── DATA LINES

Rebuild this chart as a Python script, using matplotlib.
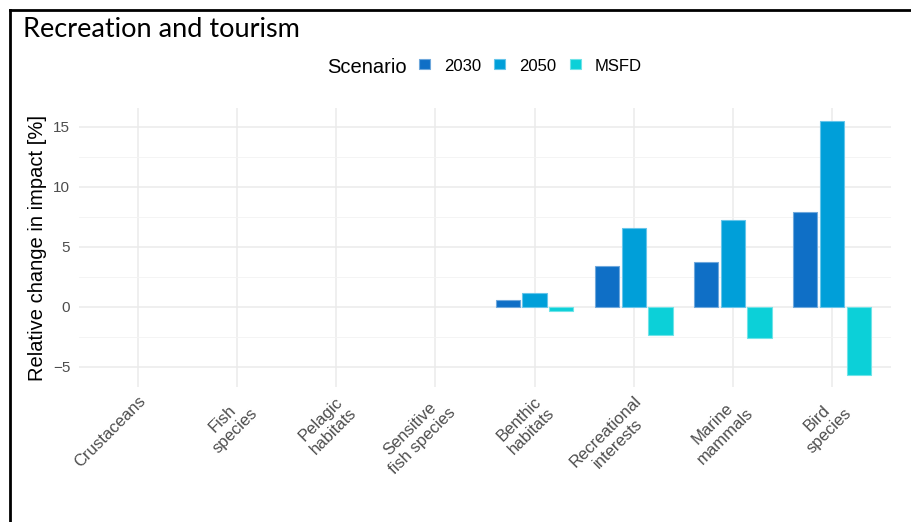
import matplotlib
matplotlib.use("Agg")
import matplotlib.pyplot as plt
from matplotlib.lines import Line2D
from matplotlib.patches import Rectangle
import numpy as np

# categories and scenario values (relative change in impact, %)
categories = ["Crustaceans", "Fish\nspecies", "Pelagic\nhabitats", "Sensitive\nfish species",
              "Benthic\nhabitats", "Recreational\ninterests", "Marine\nmammals", "Bird\nspecies"]
scenarios = ["2030", "2050", "MSFD"]
v2030 = [np.nan, np.nan, np.nan, np.nan, 0.58, 3.39, 3.7, 7.89]
v2050 = [np.nan, np.nan, np.nan, np.nan, 1.12, 6.58, 7.25, 15.5]
vmsfd = [np.nan, np.nan, np.nan, np.nan, -0.33, -2.36, -2.63, -5.67]
colors = ["#0F6FC6", "#009FD9", "#0CD0D8"]
edges = ["#6FA8DC", "#66C5EA", "#6FE3E8"]

plt.rcParams['font.family'] = ['Liberation Sans', 'DejaVu Sans']

W, H = 912, 522
fig = plt.figure(figsize=(W / 100, H / 100), dpi=100)
ax = fig.add_axes([0.0861, 0.2577, 0.8914, 0.5354])

x = np.arange(len(categories))
offs = [-0.27, 0.0, 0.27]
for vals, off, c, ec in zip([v2030, v2050, vmsfd], offs, colors, edges):
    ax.bar(x + off, vals, width=0.245, color=c, edgecolor=ec, linewidth=0.8, zorder=3)

ax.set_xlim(-0.6, 7.6)
ax.set_ylim(-6.73, 16.56)
ax.set_yticks([-5, 0, 5, 10, 15])
ax.set_yticks([-2.5, 2.5, 7.5, 12.5], minor=True)
ax.set_xticks(x)
ax.set_xticklabels(categories, rotation=45, ha='right', va='top', rotation_mode='anchor',
                   multialignment='center', fontsize=12, color='#4D4D4D')
ax.tick_params(axis='y', labelsize=11, labelcolor='#4D4D4D', length=0, pad=6)
ax.tick_params(axis='y', which='minor', length=0)
ax.tick_params(axis='x', length=0, pad=4)
ax.grid(True, which='major', color='#EBEBEB', linewidth=1.1, zorder=0)
ax.grid(True, which='minor', axis='y', color='#F3F3F3', linewidth=0.6, zorder=0)
ax.set_axisbelow(True)
for s in ax.spines.values():
    s.set_visible(False)
ax.set_ylabel("Relative change in impact [%]", fontsize=14.5, color='black', labelpad=4)

fig.text(23 / W, 1 - 37 / H, "Recreation and tourism", fontsize=19.5, family=['Lato', 'DejaVu Sans'],
         va='baseline', ha='left')

# legend drawn in pixel positions, title on the same row as keys
fig.text(327 / W, 1 - 73 / H, "Scenario", fontsize=14.5, va='baseline', ha='left')
key_x = [419, 494, 570]
for kx, c, ec, lab in zip(key_x, colors, edges, scenarios):
    fig.add_artist(Rectangle((kx / W, 1 - 69 / H), 11 / W, 10 / H, transform=fig.transFigure,
                             facecolor=c, edgecolor=ec, linewidth=0.8))
    fig.text((kx + 25) / W, 1 - 71 / H, lab, fontsize=12, va='baseline', ha='left')

# partial outer frame (top and left)
fig.add_artist(Line2D([0.0115, 1.0], [0.981, 0.981], color='black', linewidth=2, transform=fig.transFigure))
fig.add_artist(Line2D([0.0115, 0.0115], [0.0, 0.981], color='black', linewidth=2, transform=fig.transFigure))

fig.savefig("out.png", dpi=100)
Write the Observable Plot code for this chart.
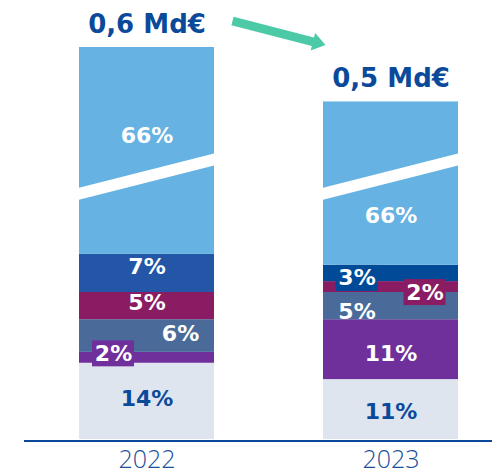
<!DOCTYPE html>
<html>
<head>
<meta charset="utf-8">
<script src="https://cdn.jsdelivr.net/npm/d3@7"></script>
<script src="https://cdn.jsdelivr.net/npm/@observablehq/plot@0.6"></script>
<style>
  html, body { margin: 0; padding: 0; background: #fff; }
</style>
</head>
<body>
<div id="chart"></div>
<script>
// ---- data ----
const years = ["2022", "2023"];
const totalLabels = ["0,6 Md€", "0,5 Md€"];
const segments = ["Segment 1", "Segment 2", "Segment 3", "Segment 4", "Segment 5", "Segment 6"];
const shares2022 = [14, 2, 6, 5, 7, 66];
const shares2023 = [11, 11, 5, 2, 3, 66];
// visible (truncated) height of the top 66 % segment, because of the axis break
const brokenShown = [38, 30];

// ---- styles ----
const colors2022 = ["#dee5ef", "#70309b", "#4a6b9a", "#8a1c64", "#2356a6", "#66b2e3"];
const colors2023 = ["#dee5ef", "#70309b", "#4a6b9a", "#8a1c64", "#004a98", "#66b2e3"];
const navy = "#0b4a9b";
const labelTweaks = {
  "2022|0": {dy: -2}, "2022|1": {dx: -33.5, dy: -4, box: true}, "2022|2": {dx: 33.5, dy: -2.5},
  "2022|3": {dy: -3}, "2022|4": {dy: -6}, "2022|5": {dy: -14.5},
  "2023|0": {dy: 2}, "2023|1": {dy: 4.5}, "2023|2": {dx: -34, dy: 5.5},
  "2023|3": {dx: 34, dy: 5.5, box: true}, "2023|4": {dx: -34, dy: 5, box: true}, "2023|5": {dy: 32}
};
const breakAt = {left: 45.0, right: 51.4, half: 6};
const labelFont = "DejaVu Sans";

// ---- table ----
const shares = [shares2022, shares2023];
const colors = [colors2022, colors2023];
const rows = [];
years.forEach((year, yi) => {
  let acc = 0;
  shares[yi].forEach((v, si) => {
    const shown = si === segments.length - 1 ? brokenShown[yi] : v;
    const t = labelTweaks[year + "|" + si] || {};
    rows.push({
      year, segment: segments[si], value: v, y1: acc, y2: acc + shown,
      color: colors[yi][si], label: v + "%",
      textFill: si === 0 ? navy : "#ffffff",
      dx: t.dx || 0, dy: t.dy || 0, box: !!t.box, broken: si === segments.length - 1
    });
    acc += shown;
  });
});
const tops = years.map(year => ({year, top: d3.max(rows.filter(r => r.year === year), r => r.y2), label: totalLabels[years.indexOf(year)]}));

function bw(sx) {
  return typeof sx.bandwidth === "function" ? sx.bandwidth() : (sx.bandwidth || 0);
}

// break band across each top segment
function breakMark(index, scales) {
  const sx = scales.x, sy = scales.y;
  const g = d3.create("svg:g");
  rows.filter(r => r.broken).forEach(r => {
    const x0 = sx(r.year) - 1, x1 = sx(r.year) + bw(sx) + 1;
    const yl = sy(breakAt.left), yr = sy(breakAt.right), h = breakAt.half;
    g.append("polygon")
      .attr("points", [[x0, yl - h], [x1, yr - h], [x1, yr + h], [x0, yl + h]].map(p => p.join(",")).join(" "))
      .attr("fill", "#ffffff");
  });
  return g.node();
}

// boxes behind some labels
function boxMark(index, scales) {
  const sx = scales.x, sy = scales.y;
  const g = d3.create("svg:g");
  rows.filter(r => r.box).forEach(r => {
    const cx = sx(r.year) + bw(sx) / 2 + r.dx;
    const cy = sy((r.y1 + r.y2) / 2) + r.dy;
    g.append("rect").attr("x", cx - 21).attr("y", cy - 13).attr("width", 42).attr("height", 26).attr("fill", r.color);
  });
  return g.node();
}

// green arrow between the two totals
function arrowMark(index, scales) {
  const sx = scales.x, sy = scales.y;
  const c0 = sx(years[0]) + bw(sx) / 2, c1 = sx(years[1]) + bw(sx) / 2;
  const tail = [c0 + 86, sy(tops[0].top) - 26];
  const tip = [c1 - 65, sy(tops[1].top) - 56.5];
  const dxv = tip[0] - tail[0], dyv = tip[1] - tail[1], len = Math.hypot(dxv, dyv);
  const u = [dxv / len, dyv / len], n = [-u[1], u[0]];
  const sw = 4.4, hw = 9, hl = 13;
  const neck = [tip[0] - u[0] * hl, tip[1] - u[1] * hl];
  const P = (p, k) => [p[0] + n[0] * k, p[1] + n[1] * k];
  const pts = [P(tail, -sw), P(neck, -sw), P(neck, -hw), tip, P(neck, hw), P(neck, sw), P(tail, sw)];
  const g = d3.create("svg:g");
  g.append("polygon").attr("points", pts.map(p => p.join(",")).join(" ")).attr("fill", "#4ccaa7");
  return g.node();
}

const marks = [
  Plot.barY(rows, {x: "year", y1: "y1", y2: "y2", fill: "color"}),
  breakMark,
  Plot.ruleY([0], {stroke: navy, strokeWidth: 2, dy: 1.5}),
  boxMark
];
rows.forEach(r => {
  marks.push(Plot.text([r], {
    x: "year", y: d => (d.y1 + d.y2) / 2, text: "label",
    dx: r.dx, dy: r.dy, fill: r.textFill,
    fontSize: 22, fontWeight: "bold", fontFamily: labelFont,
    textAnchor: "middle", lineAnchor: "middle"
  }));
});
marks.push(Plot.text(tops, {
  x: "year", y: "top", text: "label", dy: -23,
  fill: navy, fontSize: 26, fontWeight: "bold", fontFamily: labelFont,
  textAnchor: "middle", lineAnchor: "middle"
}));
marks.push(arrowMark);

const chart = Plot.plot({
  width: 492,
  height: 476,
  marginLeft: 24,
  marginRight: 0,
  marginTop: 0,
  marginBottom: 37,
  style: {fontFamily: "Open Sans", fontSize: "25px", fontWeight: 300, color: "#1b4f9c", background: "#fff"},
  x: {type: "band", domain: years, range: [79, 459], paddingInner: 0.446, paddingOuter: 0, tickSize: 0, tickPadding: 11, label: null},
  y: {domain: [0, 72], range: [439, 47], axis: null},
  color: {type: "identity"},
  marks
});
document.getElementById("chart").appendChild(chart);
</script>
</body>
</html>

────

How many lines in the records hold the string "matplotlib"? Reply with the number alone.

## TASK ANSWER
6